SHORT TASK:
Below are records; please write out exactly the lines from the first line through the line containing "FALLO DE ADHERENCIA</text>", with no pictures.

(Code that draws figures)
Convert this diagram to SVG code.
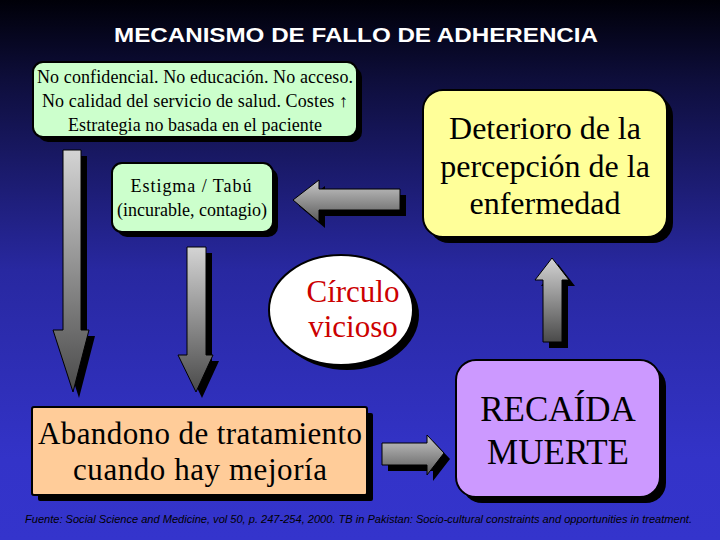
<svg xmlns="http://www.w3.org/2000/svg" width="720" height="540" viewBox="0 0 720 540">
<defs>
<linearGradient id="bg" x1="0" y1="0" x2="0" y2="1">
<stop offset="0" stop-color="#000008"/>
<stop offset="0.15" stop-color="#0e0e3c"/>
<stop offset="0.5" stop-color="#2828a0"/>
<stop offset="0.85" stop-color="#3333c8"/>
<stop offset="1" stop-color="#3434cc"/>
</linearGradient>
<linearGradient id="ag" x1="0" y1="0" x2="0" y2="1">
<stop offset="0" stop-color="#d4d4d4"/>
<stop offset="1" stop-color="#4a4a4a"/>
</linearGradient>
<linearGradient id="ah" x1="0" y1="0" x2="0" y2="1">
<stop offset="0" stop-color="#c8c8c8"/>
<stop offset="1" stop-color="#5a5a5a"/>
</linearGradient>
<style>
.box{stroke:#000;stroke-width:2}
.sh{fill:#000}
.arr{stroke:#000;stroke-width:1}
</style>
</defs>
<rect width="720" height="540" fill="url(#bg)"/>
<text x="356" y="42" font-family="Liberation Sans, Arial, sans-serif" font-weight="bold" font-size="20" fill="#fff" text-anchor="middle" textLength="484" lengthAdjust="spacingAndGlyphs">MECANISMO DE FALLO DE ADHERENCIA</text>

<g id="connectors">
<g id="arrow-down-long">
<polygon class="sh" points="69,156 87,156 87,336 95,336 79,398 59,336 69,336"/>
<polygon class="arr" fill="url(#ag)" points="63,150 81,150 81,330 89,330 73,392 53,330 63,330"/>
</g>
<g id="arrow-down-short">
<polygon class="sh" points="193,253 212,253 212,361 219,361 202,398 184,361 193,361"/>
<polygon class="arr" fill="url(#ag)" points="187,247 206,247 206,355 213,355 196,392 178,355 187,355"/>
</g>
<g id="arrow-left">
<polygon class="sh" points="299,206 325,186 325,195 406,195 406,216 325,216 325,228"/>
<polygon class="arr" fill="url(#ah)" points="293,200 319,180 319,189 400,189 400,210 319,210 319,222"/>
</g>
<g id="arrow-right">
<polygon class="sh" points="388,449 433,449 433,441 450,459 433,481 433,471 388,471"/>
<polygon class="arr" fill="url(#ah)" points="382,443 427,443 427,435 444,453 427,475 427,465 382,465"/>
</g>
<g id="arrow-up">
<polygon class="sh" points="558,264 575,286 568,286 568,348 549,348 549,286 541,286"/>
<polygon class="arr" fill="url(#ag)" points="552,258 569,280 562,280 562,342 543,342 543,280 535,280"/>
</g>
</g>

<g font-family="Liberation Serif, DejaVu Serif, serif" text-anchor="middle" fill="#000" lengthAdjust="spacingAndGlyphs">
<g id="node-causas">
<rect class="sh" x="38" y="67" width="324" height="75" rx="10"/>
<rect class="box" x="33" y="62" width="324" height="75" rx="10" fill="#ccffcc"/>
<text font-size="18" x="195" y="83" textLength="316">No confidencial. No educación. No acceso.</text>
<text font-size="18" x="195" y="107" textLength="306">No calidad del servicio de salud. Costes ↑</text>
<text font-size="18" x="195" y="131" textLength="254">Estrategia no basada en el paciente</text>
</g>

<g id="node-estigma">
<rect class="sh" x="117" y="168" width="161" height="69" rx="10"/>
<rect class="box" x="112" y="163" width="161" height="69" rx="10" fill="#ccffcc"/>
<text font-size="18" x="191" y="192" textLength="121">Estigma / Tabú</text>
<text font-size="18" x="192" y="216" textLength="150">(incurable, contagio)</text>
</g>

<g id="node-deterioro">
<rect class="sh" x="429" y="96" width="244" height="147" rx="20"/>
<rect class="box" x="423" y="90" width="244" height="147" rx="20" fill="#ffff99"/>
<text font-size="32" x="545" y="139">Deterioro de la</text>
<text font-size="32" x="545" y="177">percepción de la</text>
<text font-size="32" x="545" y="214">enfermedad</text>
</g>

<g id="node-circulo">
<ellipse class="sh" cx="347" cy="315" rx="72" ry="55"/>
<ellipse class="box" cx="341" cy="310" rx="72" ry="55" fill="#fff"/>
<text font-size="31" x="353" y="302" fill="#cc0000">Círculo</text>
<text font-size="31" x="353" y="337" fill="#cc0000">vicioso</text>
</g>

<g id="node-abandono">
<rect class="sh" x="38" y="413" width="335" height="88" rx="2"/>
<rect class="box" x="32" y="407" width="335" height="88" rx="2" fill="#ffcc99"/>
<text font-size="31" x="200" y="444" textLength="324">Abandono de tratamiento</text>
<text font-size="31" x="200" y="480" textLength="254">cuando hay mejoría</text>
</g>

<g id="node-recaida">
<rect class="sh" x="462" y="366" width="204" height="137" rx="20"/>
<rect class="box" x="456" y="360" width="204" height="137" rx="20" fill="#cc99ff"/>
<text font-size="35" x="558" y="421">RECAÍDA</text>
<text font-size="35" x="558" y="464">MUERTE</text>
</g>
</g>

<text x="25" y="523" font-family="Liberation Sans, Arial, sans-serif" font-style="italic" font-size="10" fill="#000" textLength="667" lengthAdjust="spacingAndGlyphs">Fuente: Social Science and Medicine, vol 50, p. 247-254, 2000. TB in Pakistan: Socio-cultural constraints and opportunities in treatment.</text>
</svg>
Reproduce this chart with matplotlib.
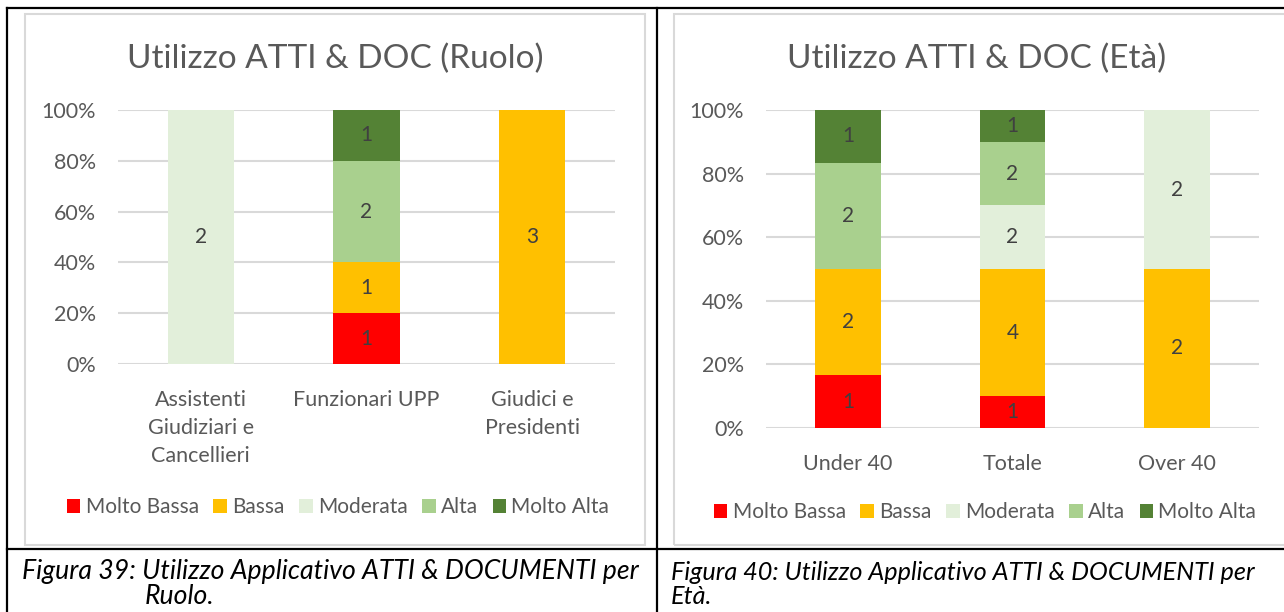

THE SOLUTION:
Convert this diagram to SVG code.
<svg xmlns="http://www.w3.org/2000/svg" width="720" height="540" viewBox="0 0 720 540">
<defs>
<linearGradient id="bg" x1="0" y1="0" x2="0" y2="1">
<stop offset="0" stop-color="#000008"/>
<stop offset="0.15" stop-color="#0e0e3c"/>
<stop offset="0.5" stop-color="#2828a0"/>
<stop offset="0.85" stop-color="#3333c8"/>
<stop offset="1" stop-color="#3434cc"/>
</linearGradient>
<linearGradient id="ag" x1="0" y1="0" x2="0" y2="1">
<stop offset="0" stop-color="#d4d4d4"/>
<stop offset="1" stop-color="#4a4a4a"/>
</linearGradient>
<linearGradient id="ah" x1="0" y1="0" x2="0" y2="1">
<stop offset="0" stop-color="#c8c8c8"/>
<stop offset="1" stop-color="#5a5a5a"/>
</linearGradient>
<style>
.box{stroke:#000;stroke-width:2}
.sh{fill:#000}
.arr{stroke:#000;stroke-width:1}
</style>
</defs>
<rect width="720" height="540" fill="url(#bg)"/>
<text x="356" y="42" font-family="Liberation Sans, Arial, sans-serif" font-weight="bold" font-size="20" fill="#fff" text-anchor="middle" textLength="484" lengthAdjust="spacingAndGlyphs">MECANISMO DE FALLO DE ADHERENCIA</text>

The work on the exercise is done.